Lot Essay
THE DUKES OF YORK AND CAMBRIDGE'S 'CYDER CUPS'
These beakers were created from a set of four antique silver-gilt 'foreign cyder cups engraved and embellished with friezes of minute figures and landscapes, of old Flemish design…contained in a box of purple morocco, lined with blue velvet' purchased by the Royal Goldsmith John Bridge, of Rundell, Bridge and Rundell at the sale of 'Magnificent Silver and Silver-Gilt Plate of His Royal Highness, The Duke of York, Deceased, Christie's, London, March 19-22, 1827, lot 97'. They were acquired on behalf of the late Duke's brother, Prince Adolphus, 1st Duke of Cambridge. The Duke had John Bridge create six new beakers inspired by the German renaissance example. They display the Regency taste for historicist silver inspired by the Prince Regent, later King George IV and his brothers, a taste that was fostered by Rundell, Bridge and Rundell and Kensington Lewis. The Duke also instructed Rundells to buy a Shield of Achilles, by Philip Rundell, and a pair of Mannerist-style ewers by Farrell in the sale. The Shield and the ewers, and six 1827 beakers, passed to the 2nd Duke, as part of the 1st Duke's vast collection. The Bridge beakers were described as 'copies of old German cups' when they were sold at Christie’s, London, 6 June 1904, lot 86. Four further beakers, also by John Bridge, but of 1828, were sold Sotheby's, New York, 20 November 2022, lot 88. A single example of 1827 was sold at Reeman Dansie, Colchester, 22 November 2011, lot 528.

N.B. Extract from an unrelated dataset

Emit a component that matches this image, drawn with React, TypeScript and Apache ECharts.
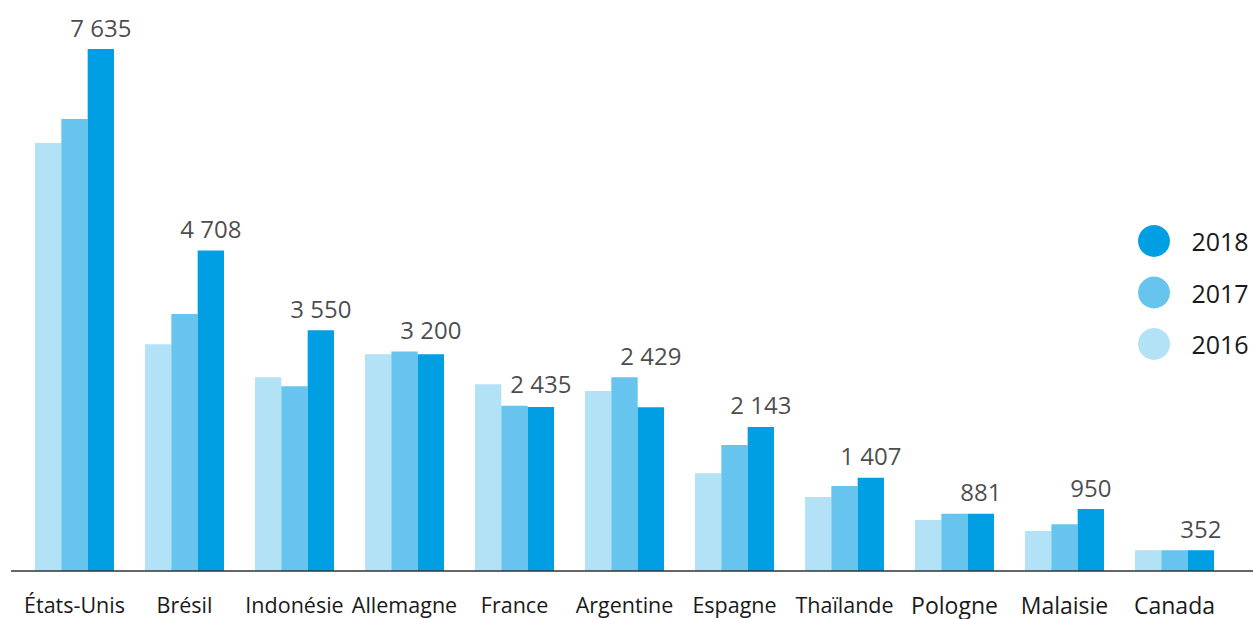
import React, { useEffect, useRef } from "react";
import * as echarts from "echarts";

const categories = [
  "États-Unis", "Brésil", "Indonésie", "Allemagne", "France", "Argentine",
  "Espagne", "Thaïlande", "Pologne", "Malaisie", "Canada",
];
const values2016 = [6270, 3345, 2865, 3200, 2765, 2665, 1470, 1125, 790, 630, 352];
const values2017 = [6620, 3785, 2735, 3240, 2450, 2865, 1880, 1285, 881, 730, 352];
const values2018 = [7635, 4708, 3550, 3200, 2435, 2429, 2143, 1407, 881, 950, 352];
const seriesNames = ["2016", "2017", "2018"];
const legendOrder = ["2018", "2017", "2016"];

const COLORS = ["#b3e1f5", "#66c4ee", "#009fe3"];
const FONT = "'Open Sans', sans-serif";
const TEXT = "#1a1a1a";
const BAR_W = 26.33;

const fmt = (v: number) => String(v).replace(/\B(?=(\d{3})+(?!\d))/g, " ");

export default function App() {
  const ref = useRef<HTMLDivElement>(null);
  useEffect(() => {
    document.body.style.margin = "0";
    const chart = echarts.init(ref.current!, null, { renderer: "svg" });
    const seriesData = [values2016, values2017, values2018];
    const labelAnchor = values2018.map((v, i) => Math.max(v, values2017[i]));
    chart.setOption({
      animation: false,
      textStyle: { fontFamily: FONT },
      grid: { left: 19.5, right: 23.5, top: 24, bottom: 48 },
      legend: {
        data: legendOrder,
        orient: "vertical",
        left: 1138,
        top: 225,
        padding: 0,
        icon: "circle",
        itemWidth: 32,
        itemHeight: 32,
        itemGap: 19.5,
        selectedMode: false,
        textStyle: {
          fontFamily: FONT,
          fontSize: 25,
          color: TEXT,
          padding: [0, 0, 0, 16.4],
        },
      },
      xAxis: {
        type: "category",
        data: categories,
        axisLine: { show: false },
        axisTick: { show: false },
        axisLabel: {
          interval: 0,
          margin: 22,
          fontSize: 21.5,
          color: TEXT,
          fontFamily: FONT,
          formatter: (v: string, i: number) => (i >= 8 ? `{big|${v}}` : v),
          rich: {
            big: { fontSize: 23, color: TEXT, fontFamily: FONT },
          },
        },
      },
      yAxis: {
        type: "value",
        min: 50,
        max: 8000,
        show: false,
        splitLine: { show: false },
      },
      graphic: [
        {
          type: "line",
          shape: { x1: 11, y1: 571, x2: 1253, y2: 571 },
          style: { stroke: "#333", lineWidth: 1.5 },
          z: 10,
        },
      ],
      series: [
        ...seriesNames.map((name, k) => ({
          name,
          type: "bar",
          data: seriesData[k],
          barWidth: BAR_W,
          barGap: "0%",
          itemStyle: { color: COLORS[k] },
          clip: true,
        })),
        {
          name: "labels",
          type: "scatter",
          data: labelAnchor,
          symbolSize: 0,
          silent: true,
          z: 20,
          label: {
            show: true,
            position: "top",
            distance: 10,
            offset: [BAR_W, 0],
            fontSize: 24,
            color: TEXT,
            fontFamily: FONT,
            formatter: (p: any) => fmt(values2018[p.dataIndex]),
          },
        },
      ],
    });
    return () => chart.dispose();
  }, []);
  return <div ref={ref} style={{ width: 1253, height: 619 }} />;
}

Three German Renaissance beakers by Eustachius Hohman, Nuremberg, circa 1590, from the Pringsheim Collection, which appear to be identical to this lot, were sold Christie’s, Geneva, November 9, 1976, lot 251. They may be part of the set of 'four foreign cyder cups' listed above. The scenes are taken in part from The Months by Virgil Solis (1514-1562), inspired by the work of Hans Sebald Beham (1500-1550). The same scenes appear on a pair of beakers by Gallus Wernlein, Nuremberg, 1592-94, Moscow State Museum, see Nürnberger Goldschmiedekunst, 1541-1868, no. 576, p. 933, while similar engraved insects and swags are found on a Satzbecher by Heinrich Mack, Nuremberg, 1612-1626, in the Metropolitan Museum of Art, New York, op. cit., no. 579, p. 934.